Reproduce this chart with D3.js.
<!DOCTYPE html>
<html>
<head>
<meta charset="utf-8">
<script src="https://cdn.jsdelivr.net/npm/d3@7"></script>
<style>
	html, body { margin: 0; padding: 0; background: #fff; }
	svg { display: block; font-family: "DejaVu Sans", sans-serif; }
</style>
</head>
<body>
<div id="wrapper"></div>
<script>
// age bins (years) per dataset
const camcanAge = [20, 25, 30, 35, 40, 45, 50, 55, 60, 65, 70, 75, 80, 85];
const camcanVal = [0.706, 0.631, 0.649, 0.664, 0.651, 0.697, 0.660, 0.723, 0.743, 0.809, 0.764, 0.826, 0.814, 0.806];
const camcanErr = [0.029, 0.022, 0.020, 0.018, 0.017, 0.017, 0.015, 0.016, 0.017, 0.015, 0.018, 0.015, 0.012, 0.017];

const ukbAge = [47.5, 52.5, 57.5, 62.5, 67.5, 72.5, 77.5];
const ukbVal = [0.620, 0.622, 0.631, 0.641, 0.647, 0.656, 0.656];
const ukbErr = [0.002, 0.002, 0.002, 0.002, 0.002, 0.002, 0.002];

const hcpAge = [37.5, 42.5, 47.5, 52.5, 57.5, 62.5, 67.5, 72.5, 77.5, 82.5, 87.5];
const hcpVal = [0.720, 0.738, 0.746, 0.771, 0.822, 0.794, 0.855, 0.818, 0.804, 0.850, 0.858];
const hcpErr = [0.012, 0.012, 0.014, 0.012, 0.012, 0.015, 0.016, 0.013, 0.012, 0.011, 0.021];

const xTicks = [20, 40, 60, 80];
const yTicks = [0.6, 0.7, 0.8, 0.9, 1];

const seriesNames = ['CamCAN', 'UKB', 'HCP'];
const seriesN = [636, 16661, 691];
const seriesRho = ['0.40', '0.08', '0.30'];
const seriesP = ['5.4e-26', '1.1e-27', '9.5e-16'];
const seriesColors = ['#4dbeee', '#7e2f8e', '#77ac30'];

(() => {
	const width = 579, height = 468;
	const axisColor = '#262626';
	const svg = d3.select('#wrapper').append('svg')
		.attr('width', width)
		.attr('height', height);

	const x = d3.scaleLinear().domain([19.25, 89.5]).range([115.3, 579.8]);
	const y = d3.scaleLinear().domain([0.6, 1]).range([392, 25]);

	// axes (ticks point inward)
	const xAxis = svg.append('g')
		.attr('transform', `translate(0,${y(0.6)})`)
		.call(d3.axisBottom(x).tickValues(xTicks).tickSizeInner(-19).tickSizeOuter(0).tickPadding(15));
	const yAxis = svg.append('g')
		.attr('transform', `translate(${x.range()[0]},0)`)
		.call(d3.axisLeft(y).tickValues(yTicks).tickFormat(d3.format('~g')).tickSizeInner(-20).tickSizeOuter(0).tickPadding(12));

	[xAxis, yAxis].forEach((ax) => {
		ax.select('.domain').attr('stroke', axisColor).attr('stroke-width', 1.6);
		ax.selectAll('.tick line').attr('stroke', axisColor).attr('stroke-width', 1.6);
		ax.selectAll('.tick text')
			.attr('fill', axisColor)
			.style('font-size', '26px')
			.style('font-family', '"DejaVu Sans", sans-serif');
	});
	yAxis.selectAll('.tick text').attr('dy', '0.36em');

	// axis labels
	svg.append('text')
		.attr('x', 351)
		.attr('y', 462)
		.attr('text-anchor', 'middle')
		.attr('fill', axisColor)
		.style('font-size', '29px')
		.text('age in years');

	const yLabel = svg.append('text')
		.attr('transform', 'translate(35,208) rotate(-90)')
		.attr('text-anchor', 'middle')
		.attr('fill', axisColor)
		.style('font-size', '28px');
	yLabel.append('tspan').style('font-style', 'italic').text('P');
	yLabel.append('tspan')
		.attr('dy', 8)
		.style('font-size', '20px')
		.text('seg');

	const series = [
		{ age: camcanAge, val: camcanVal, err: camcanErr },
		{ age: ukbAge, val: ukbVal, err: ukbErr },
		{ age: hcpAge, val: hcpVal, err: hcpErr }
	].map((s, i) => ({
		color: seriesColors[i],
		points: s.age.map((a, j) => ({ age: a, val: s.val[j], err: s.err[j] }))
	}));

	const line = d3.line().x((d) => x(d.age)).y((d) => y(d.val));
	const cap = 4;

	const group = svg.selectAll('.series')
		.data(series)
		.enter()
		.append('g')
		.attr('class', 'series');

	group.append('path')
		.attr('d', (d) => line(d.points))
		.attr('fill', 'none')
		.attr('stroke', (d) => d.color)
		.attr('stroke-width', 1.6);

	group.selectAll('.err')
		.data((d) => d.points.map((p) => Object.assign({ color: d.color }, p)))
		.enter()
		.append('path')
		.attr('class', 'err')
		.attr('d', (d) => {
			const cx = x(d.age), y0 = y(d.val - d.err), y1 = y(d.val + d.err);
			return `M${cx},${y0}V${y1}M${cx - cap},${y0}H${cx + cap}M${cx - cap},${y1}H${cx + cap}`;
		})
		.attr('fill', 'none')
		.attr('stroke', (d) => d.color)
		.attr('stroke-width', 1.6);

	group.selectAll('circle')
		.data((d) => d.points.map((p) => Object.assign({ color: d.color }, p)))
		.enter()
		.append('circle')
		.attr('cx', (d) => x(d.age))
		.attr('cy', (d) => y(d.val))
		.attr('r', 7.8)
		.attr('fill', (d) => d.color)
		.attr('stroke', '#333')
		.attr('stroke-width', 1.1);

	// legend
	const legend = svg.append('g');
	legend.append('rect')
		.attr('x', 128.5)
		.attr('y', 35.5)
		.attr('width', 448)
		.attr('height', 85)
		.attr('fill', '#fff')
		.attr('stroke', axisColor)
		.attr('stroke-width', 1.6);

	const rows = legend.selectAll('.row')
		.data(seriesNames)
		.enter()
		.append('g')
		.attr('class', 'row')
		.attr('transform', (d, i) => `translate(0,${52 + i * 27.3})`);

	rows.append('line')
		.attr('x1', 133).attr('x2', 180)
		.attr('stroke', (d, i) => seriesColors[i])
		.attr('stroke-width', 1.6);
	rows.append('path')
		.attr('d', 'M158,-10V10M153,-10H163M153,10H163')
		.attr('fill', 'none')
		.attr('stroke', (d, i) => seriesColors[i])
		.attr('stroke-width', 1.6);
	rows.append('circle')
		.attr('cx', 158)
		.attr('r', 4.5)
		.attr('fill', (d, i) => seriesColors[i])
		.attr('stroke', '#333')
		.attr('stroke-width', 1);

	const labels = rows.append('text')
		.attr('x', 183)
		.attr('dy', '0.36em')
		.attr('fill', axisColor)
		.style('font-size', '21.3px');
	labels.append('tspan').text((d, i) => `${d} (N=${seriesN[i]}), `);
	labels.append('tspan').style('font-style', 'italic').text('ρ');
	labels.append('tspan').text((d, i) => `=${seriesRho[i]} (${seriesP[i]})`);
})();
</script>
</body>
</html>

# # # #

# [Instruction]
From the data above, extract every line in its exact form.

# [Solution]
Reproduce this chart with D3.js.
<!DOCTYPE html>
<html>
<head>
<meta charset="utf-8">
<script src="https://cdn.jsdelivr.net/npm/d3@7"></script>
<style>
	html, body { margin: 0; padding: 0; background: #fff; }
	svg { display: block; font-family: "DejaVu Sans", sans-serif; }
</style>
</head>
<body>
<div id="wrapper"></div>
<script>
// age bins (years) per dataset
const camcanAge = [20, 25, 30, 35, 40, 45, 50, 55, 60, 65, 70, 75, 80, 85];
const camcanVal = [0.706, 0.631, 0.649, 0.664, 0.651, 0.697, 0.660, 0.723, 0.743, 0.809, 0.764, 0.826, 0.814, 0.806];
const camcanErr = [0.029, 0.022, 0.020, 0.018, 0.017, 0.017, 0.015, 0.016, 0.017, 0.015, 0.018, 0.015, 0.012, 0.017];

const ukbAge = [47.5, 52.5, 57.5, 62.5, 67.5, 72.5, 77.5];
const ukbVal = [0.620, 0.622, 0.631, 0.641, 0.647, 0.656, 0.656];
const ukbErr = [0.002, 0.002, 0.002, 0.002, 0.002, 0.002, 0.002];

const hcpAge = [37.5, 42.5, 47.5, 52.5, 57.5, 62.5, 67.5, 72.5, 77.5, 82.5, 87.5];
const hcpVal = [0.720, 0.738, 0.746, 0.771, 0.822, 0.794, 0.855, 0.818, 0.804, 0.850, 0.858];
const hcpErr = [0.012, 0.012, 0.014, 0.012, 0.012, 0.015, 0.016, 0.013, 0.012, 0.011, 0.021];

const xTicks = [20, 40, 60, 80];
const yTicks = [0.6, 0.7, 0.8, 0.9, 1];

const seriesNames = ['CamCAN', 'UKB', 'HCP'];
const seriesN = [636, 16661, 691];
const seriesRho = ['0.40', '0.08', '0.30'];
const seriesP = ['5.4e-26', '1.1e-27', '9.5e-16'];
const seriesColors = ['#4dbeee', '#7e2f8e', '#77ac30'];

(() => {
	const width = 579, height = 468;
	const axisColor = '#262626';
	const svg = d3.select('#wrapper').append('svg')
		.attr('width', width)
		.attr('height', height);

	const x = d3.scaleLinear().domain([19.25, 89.5]).range([115.3, 579.8]);
	const y = d3.scaleLinear().domain([0.6, 1]).range([392, 25]);

	// axes (ticks point inward)
	const xAxis = svg.append('g')
		.attr('transform', `translate(0,${y(0.6)})`)
		.call(d3.axisBottom(x).tickValues(xTicks).tickSizeInner(-19).tickSizeOuter(0).tickPadding(15));
	const yAxis = svg.append('g')
		.attr('transform', `translate(${x.range()[0]},0)`)
		.call(d3.axisLeft(y).tickValues(yTicks).tickFormat(d3.format('~g')).tickSizeInner(-20).tickSizeOuter(0).tickPadding(12));

	[xAxis, yAxis].forEach((ax) => {
		ax.select('.domain').attr('stroke', axisColor).attr('stroke-width', 1.6);
		ax.selectAll('.tick line').attr('stroke', axisColor).attr('stroke-width', 1.6);
		ax.selectAll('.tick text')
			.attr('fill', axisColor)
			.style('font-size', '26px')
			.style('font-family', '"DejaVu Sans", sans-serif');
	});
	yAxis.selectAll('.tick text').attr('dy', '0.36em');

	// axis labels
	svg.append('text')
		.attr('x', 351)
		.attr('y', 462)
		.attr('text-anchor', 'middle')
		.attr('fill', axisColor)
		.style('font-size', '29px')
		.text('age in years');

	const yLabel = svg.append('text')
		.attr('transform', 'translate(35,208) rotate(-90)')
		.attr('text-anchor', 'middle')
		.attr('fill', axisColor)
		.style('font-size', '28px');
	yLabel.append('tspan').style('font-style', 'italic').text('P');
	yLabel.append('tspan')
		.attr('dy', 8)
		.style('font-size', '20px')
		.text('seg');

	const series = [
		{ age: camcanAge, val: camcanVal, err: camcanErr },
		{ age: ukbAge, val: ukbVal, err: ukbErr },
		{ age: hcpAge, val: hcpVal, err: hcpErr }
	].map((s, i) => ({
		color: seriesColors[i],
		points: s.age.map((a, j) => ({ age: a, val: s.val[j], err: s.err[j] }))
	}));

	const line = d3.line().x((d) => x(d.age)).y((d) => y(d.val));
	const cap = 4;

	const group = svg.selectAll('.series')
		.data(series)
		.enter()
		.append('g')
		.attr('class', 'series');

	group.append('path')
		.attr('d', (d) => line(d.points))
		.attr('fill', 'none')
		.attr('stroke', (d) => d.color)
		.attr('stroke-width', 1.6);

	group.selectAll('.err')
		.data((d) => d.points.map((p) => Object.assign({ color: d.color }, p)))
		.enter()
		.append('path')
		.attr('class', 'err')
		.attr('d', (d) => {
			const cx = x(d.age), y0 = y(d.val - d.err), y1 = y(d.val + d.err);
			return `M${cx},${y0}V${y1}M${cx - cap},${y0}H${cx + cap}M${cx - cap},${y1}H${cx + cap}`;
		})
		.attr('fill', 'none')
		.attr('stroke', (d) => d.color)
		.attr('stroke-width', 1.6);

	group.selectAll('circle')
		.data((d) => d.points.map((p) => Object.assign({ color: d.color }, p)))
		.enter()
		.append('circle')
		.attr('cx', (d) => x(d.age))
		.attr('cy', (d) => y(d.val))
		.attr('r', 7.8)
		.attr('fill', (d) => d.color)
		.attr('stroke', '#333')
		.attr('stroke-width', 1.1);

	// legend
	const legend = svg.append('g');
	legend.append('rect')
		.attr('x', 128.5)
		.attr('y', 35.5)
		.attr('width', 448)
		.attr('height', 85)
		.attr('fill', '#fff')
		.attr('stroke', axisColor)
		.attr('stroke-width', 1.6);

	const rows = legend.selectAll('.row')
		.data(seriesNames)
		.enter()
		.append('g')
		.attr('class', 'row')
		.attr('transform', (d, i) => `translate(0,${52 + i * 27.3})`);

	rows.append('line')
		.attr('x1', 133).attr('x2', 180)
		.attr('stroke', (d, i) => seriesColors[i])
		.attr('stroke-width', 1.6);
	rows.append('path')
		.attr('d', 'M158,-10V10M153,-10H163M153,10H163')
		.attr('fill', 'none')
		.attr('stroke', (d, i) => seriesColors[i])
		.attr('stroke-width', 1.6);
	rows.append('circle')
		.attr('cx', 158)
		.attr('r', 4.5)
		.attr('fill', (d, i) => seriesColors[i])
		.attr('stroke', '#333')
		.attr('stroke-width', 1);

	const labels = rows.append('text')
		.attr('x', 183)
		.attr('dy', '0.36em')
		.attr('fill', axisColor)
		.style('font-size', '21.3px');
	labels.append('tspan').text((d, i) => `${d} (N=${seriesN[i]}), `);
	labels.append('tspan').style('font-style', 'italic').text('ρ');
	labels.append('tspan').text((d, i) => `=${seriesRho[i]} (${seriesP[i]})`);
})();
</script>
</body>
</html>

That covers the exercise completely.